The Richmond Country Club is a former four-time PGA Tour stop and the first in America to invite African Americans to play in professional tournaments. They joined the likes of Ben Hogan, Byron Nelson and Sam Snead who won the 1945 Richmond Open with a 72-hole winning score of 283.
In the early 1950’s Richmond Country Club hosted the women’s professional tour with the best players of the era. ‘Babe’ Didrikson Zaharias won the first Richmond Ladies Open with a score of 224 after three rounds. Patty Berg won the second Women’s Open in 1952, shooting 8-under par from the men’s tees and set a women’s course record that stands to this day.

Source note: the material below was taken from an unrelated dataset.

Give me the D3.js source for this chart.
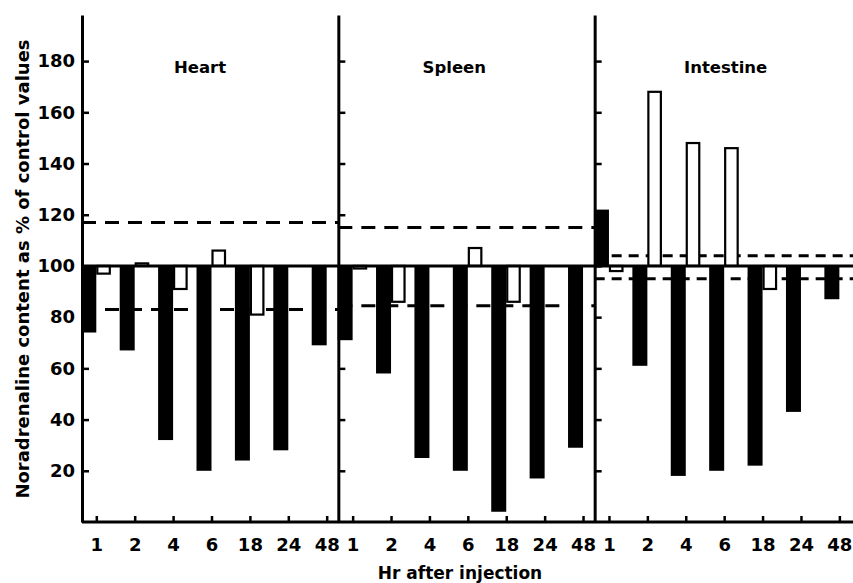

We began in 1924 as the Carquinez Golf Club. Our original ProShop was less than ten feet wide and twenty feet long. By 1927, we had grown to 300 members and built a clubhouse which still stands today. Some of those early members flew their private planes to the golf course and used the 9th fairway as a runway.
In 1938 the Richmond Country Club hired Pat Markovich, the Assistant Golf Pro at San Francisco Golf Club, as Richmond Country Club’s ProShop Manager. It was Pat Markovich who changed our name from Carquinez Golf Club to Richmond Country Club. Pat Markovich also attracted the professional tournaments, helping the Richmond Country Club become one of the bay area’s elite private clubs. A painting of Pat Markovich hangs in the clubhouse to commemorate and celebrate his contribution to the Richmond Country Club.